Author: Natalia Korchagina. University of Zurich, 2020.
This folder contains resources produced during my PhD project "Temporal entity extraction from historical texts".

Word embeddings.

1. SSRQ corpora cleaned by Ismail Prada, used to pre-train historical word embeddings (Section 4.1.3): 
raw_ssrq.txt

2. In Fasttext_models.zip:
Fasttext word embeddings in sizes 100 and 300.

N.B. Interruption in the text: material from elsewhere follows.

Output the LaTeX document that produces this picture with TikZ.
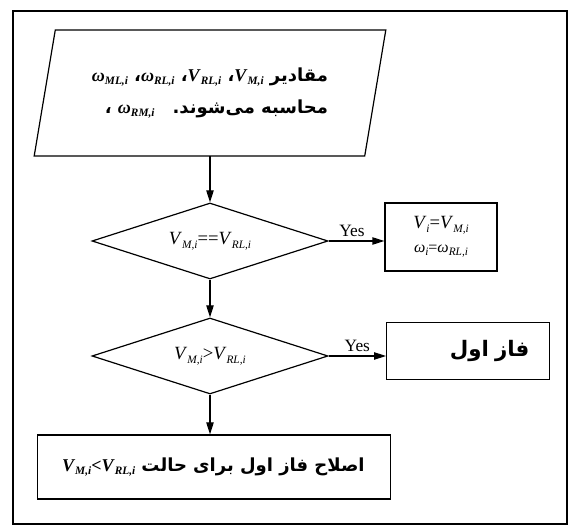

histDE_100.vec -  word embeddings of size 100 pre-trained on the SSRQ corpora
histDE_300.vec - word embeddings of size 300 pre-trained on the SSRQ corpora
modDE_100.vec  -  word embeddings of size 100 pre-trained on WMT14 news corpus and a corpus of Wikipedia articles
modDE_300.vec - word embeddings of size 100 pre-trained on WMT14 news corpus and a corpus of Wikipedia articles

Vectors in this folder reflect the totality of the training corpora, with the minimal count of 5 token for historical corpora and 50 tokens for modern corpora. 
For optimization purposes during my experiment, I pruned histDE_300.vec, modDE_100.vec, and modDE_300.vec for the vocabulary of each input corpus. For example, if the input corpus of a biLSTM temporal tagger is a volume of historical articles, I pruned historical and modern word embeddings to only contain the vocabulary of this volume.